> **Exercise goal**: Leaving out the pictures, retype the lines from the beginning of the listing through the line containing "wedgeprops=dict(linewidth=0, path_effects=shadow))".

> **Data section**:
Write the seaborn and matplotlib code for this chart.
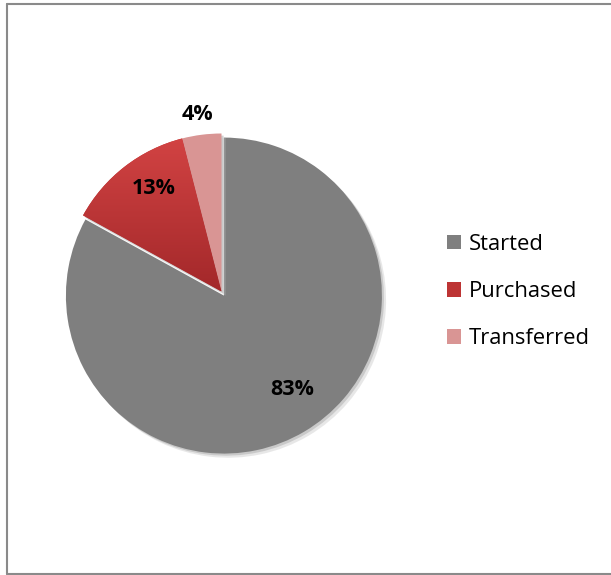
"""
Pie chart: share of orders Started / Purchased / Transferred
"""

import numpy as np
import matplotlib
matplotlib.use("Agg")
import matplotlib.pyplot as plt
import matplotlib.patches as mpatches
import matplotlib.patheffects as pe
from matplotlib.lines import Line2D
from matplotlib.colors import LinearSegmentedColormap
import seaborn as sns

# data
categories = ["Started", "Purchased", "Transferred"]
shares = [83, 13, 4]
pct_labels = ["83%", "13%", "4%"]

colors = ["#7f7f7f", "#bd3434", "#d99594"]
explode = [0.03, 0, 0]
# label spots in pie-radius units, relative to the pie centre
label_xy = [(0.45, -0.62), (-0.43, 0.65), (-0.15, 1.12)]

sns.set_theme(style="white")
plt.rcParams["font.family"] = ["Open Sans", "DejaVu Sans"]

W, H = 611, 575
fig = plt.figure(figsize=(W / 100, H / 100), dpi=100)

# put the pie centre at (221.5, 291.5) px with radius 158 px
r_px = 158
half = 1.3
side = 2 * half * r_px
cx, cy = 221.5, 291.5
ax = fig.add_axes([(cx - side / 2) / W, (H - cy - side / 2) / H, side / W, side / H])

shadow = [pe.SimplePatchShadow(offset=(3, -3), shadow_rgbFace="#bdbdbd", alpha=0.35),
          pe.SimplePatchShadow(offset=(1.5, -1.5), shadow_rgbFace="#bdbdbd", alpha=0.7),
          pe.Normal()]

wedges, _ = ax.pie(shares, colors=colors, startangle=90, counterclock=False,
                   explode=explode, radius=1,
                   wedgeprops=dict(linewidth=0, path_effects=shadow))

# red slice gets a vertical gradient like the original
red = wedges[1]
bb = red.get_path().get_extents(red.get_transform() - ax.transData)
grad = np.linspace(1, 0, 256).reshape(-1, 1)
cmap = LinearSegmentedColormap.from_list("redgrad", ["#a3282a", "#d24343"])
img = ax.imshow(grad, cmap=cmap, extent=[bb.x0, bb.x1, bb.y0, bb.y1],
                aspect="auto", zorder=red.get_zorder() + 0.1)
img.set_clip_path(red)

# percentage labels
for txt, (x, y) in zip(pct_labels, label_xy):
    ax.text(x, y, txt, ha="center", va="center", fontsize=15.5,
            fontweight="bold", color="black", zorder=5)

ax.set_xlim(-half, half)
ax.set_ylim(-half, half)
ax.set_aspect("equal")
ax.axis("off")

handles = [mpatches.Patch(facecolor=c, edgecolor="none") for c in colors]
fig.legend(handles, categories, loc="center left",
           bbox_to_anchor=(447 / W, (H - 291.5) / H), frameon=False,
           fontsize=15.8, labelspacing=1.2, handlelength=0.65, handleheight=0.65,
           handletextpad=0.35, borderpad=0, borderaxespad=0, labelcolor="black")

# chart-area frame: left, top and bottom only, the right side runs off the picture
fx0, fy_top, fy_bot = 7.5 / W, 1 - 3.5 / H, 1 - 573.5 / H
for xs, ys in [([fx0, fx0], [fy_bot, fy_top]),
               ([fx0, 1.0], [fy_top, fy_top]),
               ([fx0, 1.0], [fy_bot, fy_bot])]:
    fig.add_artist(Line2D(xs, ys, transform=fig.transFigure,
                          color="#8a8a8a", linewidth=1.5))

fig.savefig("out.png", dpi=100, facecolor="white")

> **In response**:
Write the seaborn and matplotlib code for this chart.
"""
Pie chart: share of orders Started / Purchased / Transferred
"""

import numpy as np
import matplotlib
matplotlib.use("Agg")
import matplotlib.pyplot as plt
import matplotlib.patches as mpatches
import matplotlib.patheffects as pe
from matplotlib.lines import Line2D
from matplotlib.colors import LinearSegmentedColormap
import seaborn as sns

# data
categories = ["Started", "Purchased", "Transferred"]
shares = [83, 13, 4]
pct_labels = ["83%", "13%", "4%"]

colors = ["#7f7f7f", "#bd3434", "#d99594"]
explode = [0.03, 0, 0]
# label spots in pie-radius units, relative to the pie centre
label_xy = [(0.45, -0.62), (-0.43, 0.65), (-0.15, 1.12)]

sns.set_theme(style="white")
plt.rcParams["font.family"] = ["Open Sans", "DejaVu Sans"]

W, H = 611, 575
fig = plt.figure(figsize=(W / 100, H / 100), dpi=100)

# put the pie centre at (221.5, 291.5) px with radius 158 px
r_px = 158
half = 1.3
side = 2 * half * r_px
cx, cy = 221.5, 291.5
ax = fig.add_axes([(cx - side / 2) / W, (H - cy - side / 2) / H, side / W, side / H])

shadow = [pe.SimplePatchShadow(offset=(3, -3), shadow_rgbFace="#bdbdbd", alpha=0.35),
          pe.SimplePatchShadow(offset=(1.5, -1.5), shadow_rgbFace="#bdbdbd", alpha=0.7),
          pe.Normal()]

wedges, _ = ax.pie(shares, colors=colors, startangle=90, counterclock=False,
                   explode=explode, radius=1,
                   wedgeprops=dict(linewidth=0, path_effects=shadow))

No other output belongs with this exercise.